Il punto capitale delle cose che stiamo dicendo è questo: noi abbiamo un sommo sacerdote così grande che si è assiso alla destra del trono della Maestà nei cieli, ministro del santuario e della vera tenda, che il Signore, e non un uomo, ha costruito.
Ogni sommo sacerdote, infatti, viene costituito per offrire doni e sacrifici: di qui la necessità che anche Gesù abbia qualcosa da offrire. Se egli fosse sulla terra, non sarebbe neppure sacerdote, poiché vi sono quelli che offrono i doni secondo la Legge. Questi offrono un culto che è immagine e ombra delle realtà celesti, secondo quanto fu dichiarato da Dio a Mosè, quando stava per costruire la tenda: «Guarda – disse – di fare ogni cosa secondo il modello che ti è stato mostrato sul monte». Ora invece egli ha avuto un ministero tanto più eccellente quanto migliore è l’alleanza di cui è mediatore, perché è fondata su migliori promesse.
Salmo Responsoriale Dal Salmo 39
Ecco, Signore, io vengo per fare la tua volontà.
Sacrificio e offerta non gradisci,
gli orecchi mi hai aperto,
non hai chiesto olocausto né sacrificio per il peccato.
Allora ho detto: «Ecco, io vengo».
«Nel rotolo del libro su di me è scritto
di fare la tua volontà:
mio Dio, questo io desidero;
la tua legge è nel mio intimo».
Ho annunciato la tua giustizia
nella grande assemblea;
vedi: non tengo chiuse le labbra,
Signore, tu lo sai.
Esultino e gioiscano in te
quelli che ti cercano;
dicano sempre: «Il Signore è grande!»
quelli che amano la tua salvezza.
Canto al Vangelo 2 Tm 1,10
Alleluia, alleluia.
Il salvatore nostro Cristo Gesù ha vinto la morte
e ha fatto risplendere la vita per mezzo del Vangelo.
Alleluia.
Vangelo Mc 3, 7-12
Gli spiriti impuri gridavano: «Tu sei il Figlio di Dio!». Ma egli imponeva loro severamente di non svelare chi egli fosse.
Dal vangelo secondo Marco
In quel tempo, Gesù, con i suoi discepoli si ritirò presso il mare e lo seguì molta folla dalla Galilea. Dalla Giudea e da Gerusalemme, dall’Idumea e da oltre il Giordano e dalle parti di Tiro e Sidòne, una grande folla, sentendo quanto faceva, andò da lui.

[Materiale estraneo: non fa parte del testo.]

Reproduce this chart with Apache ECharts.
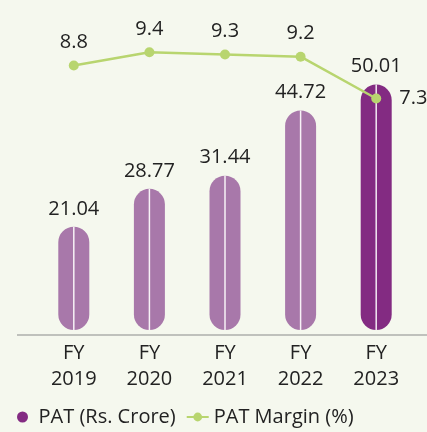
<!DOCTYPE html>
<html>
<head>
<meta charset="utf-8">
<script src="https://cdn.jsdelivr.net/npm/echarts@6/dist/echarts.min.js"></script>
<style>
  html, body { margin: 0; padding: 0; background: #f5f8ee; }
  #chart { width: 427px; height: 432px; }
</style>
</head>
<body>
<div id="chart"></div>
<script>
// data
const years = ['FY\n2019', 'FY\n2020', 'FY\n2021', 'FY\n2022', 'FY\n2023'];
const pat = [21.04, 28.77, 31.44, 44.72, 50.01];
const patMargin = [8.8, 9.4, 9.3, 9.2, 7.3];

const LIGHT = '#a878aa';
const DARK = '#832b82';
const GREEN = '#b8d56f';
const FONT = '"Open Sans"';

const el = document.getElementById('chart');
const inst = echarts.init(el, null, { renderer: 'canvas' });

inst.setOption({
  backgroundColor: '#f5f8ee',
  animation: false,
  textStyle: { fontFamily: FONT },
  grid: { left: 36, right: 13, top: 38, bottom: 97 },
  legend: {
    left: 12,
    bottom: 0,
    itemGap: 10,
    itemWidth: 22,
    itemHeight: 11,
    textStyle: { fontSize: 20, color: '#222', fontFamily: FONT },
    data: [
      { name: 'PAT (Rs. Crore)', icon: 'circle', itemStyle: { color: DARK } },
      { name: 'PAT Margin (%)' }
    ]
  },
  xAxis: {
    type: 'category',
    data: years,
    axisLine: { show: false },
    axisTick: { show: false },
    axisLabel: { color: '#222', fontSize: 20, lineHeight: 26, margin: 5, fontFamily: FONT }
  },
  yAxis: [
    { type: 'value', min: -1, max: 59.5, show: false },
    { type: 'value', min: -3.45, max: 10.05, show: false }
  ],
  graphic: [{
    type: 'line',
    shape: { x1: 17, y1: 335, x2: 427, y2: 335 },
    style: { stroke: '#8a8a8a', lineWidth: 1.2 }
  }],
  series: [
    {
      name: 'PAT (Rs. Crore)',
      type: 'bar',
      data: pat,
      barWidth: 31,
      itemStyle: {
        borderRadius: 15.5,
        color: p => (p.dataIndex === pat.length - 1 ? DARK : LIGHT)
      },
      label: {
        show: true,
        position: 'top',
        distance: 8,
        fontSize: 20,
        color: '#222',
        fontFamily: FONT
      },
      z: 2
    },
    {
      // thin white divider down the middle of each bar
      name: 'divider',
      type: 'custom',
      data: pat,
      silent: true,
      z: 3,
      renderItem: (params, api) => {
        const top = api.coord([api.value(0), api.value(1)]);
        const base = api.coord([api.value(0), 0]);
        return {
          type: 'line',
          shape: { x1: top[0], y1: top[1], x2: base[0], y2: base[1] },
          style: { stroke: '#ffffff', lineWidth: 1.5, opacity: 0.9 }
        };
      },
      encode: { x: 0, y: 1 }
    },
    {
      name: 'PAT Margin (%)',
      type: 'line',
      yAxisIndex: 1,
      data: patMargin.map((v, i) => i === patMargin.length - 1
        ? { value: v, label: { position: 'right', distance: 18 } }
        : v),
      color: GREEN,
      symbol: 'circle',
      symbolSize: 10,
      lineStyle: { width: 2.5, color: GREEN },
      itemStyle: { color: GREEN },
      label: {
        show: true,
        position: 'top',
        distance: 8,
        fontSize: 20,
        color: '#222',
        fontFamily: FONT
      },
      z: 5
    }
  ]
});
</script>
</body>
</html>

Allora egli disse ai suoi discepoli di tenergli pronta una barca, a causa della folla, perché non lo schiacciassero. Infatti aveva guarito molti, cosicché quanti avevano qualche male si gettavano su di lui per toccarlo.
Gli spiriti impuri, quando lo vedevano, cadevano ai suoi piedi e gridavano: «Tu sei il Figlio di Dio!». Ma egli imponeva loro severamente di non svelare chi egli fosse.